Methodist Union
Methodist Union was the joining together of several of the larger British Methodist denominations. These were the Wesleyan Methodists, the Primitive Methodists, and the United Methodists. The process involved many years of negotiation and discussion, as well as a vote by the members of each denomination to approve the union. In 1932 a Uniting Conference met on 20 September in the Royal Albert Hall, London. It adopted the Deed of Union as setting forth the basis of union and declaring and defining the constitution and doctrinal standards of the Methodist Church, and a new Model Deed was executed.
After 1932, the new united body was known simply as The Methodist Church. To distinguish this from Methodism in other countries, it is styled the Methodist Church of Great Britain.

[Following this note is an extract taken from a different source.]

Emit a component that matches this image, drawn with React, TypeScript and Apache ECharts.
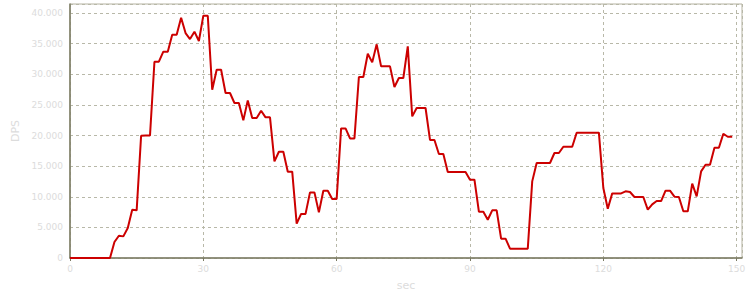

The various Methodist denominations
The largest was the parent body, the Wesleyan Methodist Connexion, from which a number of offshoots had sprung. The Primitive Methodists were the second largest of these, having arisen in the first decade of the nineteenth century following the conversion of Hugh Bourne and a number of others in Staffordshire to the north of Stoke on Trent. They had sought to recover the early faith and practice of John Wesley at a time when the Wesleyans were hoping to become more respectable. Their return to Wesley's open-air preaching, notably in the form of camp meetings, did not suit the Wesleyans at that time, and Bourne was put out of membership along with several of his companions. Continuing their evangelism, they began the new group, a "connexion" in Methodist terminology, in 1811, taking the name Primitive Methodists in 1812.The United Methodists were the other group involved in the 1932 union. This denomination was created by the United Methodist Church Act 1907, which united three existing organisations: the Methodist New Connexion, the Bible Christian Church, and the United Methodist Free Churches.
The Methodist Union combined the 517,551 members of the Wesleyan Methodist Church with 222,021 followers of the Primitive Methodist Church, and 179,551 members of the United Methodist Church. The new connexion had 15,408 congregations, 4,370 ordained ministers, and 36,913 local preachers.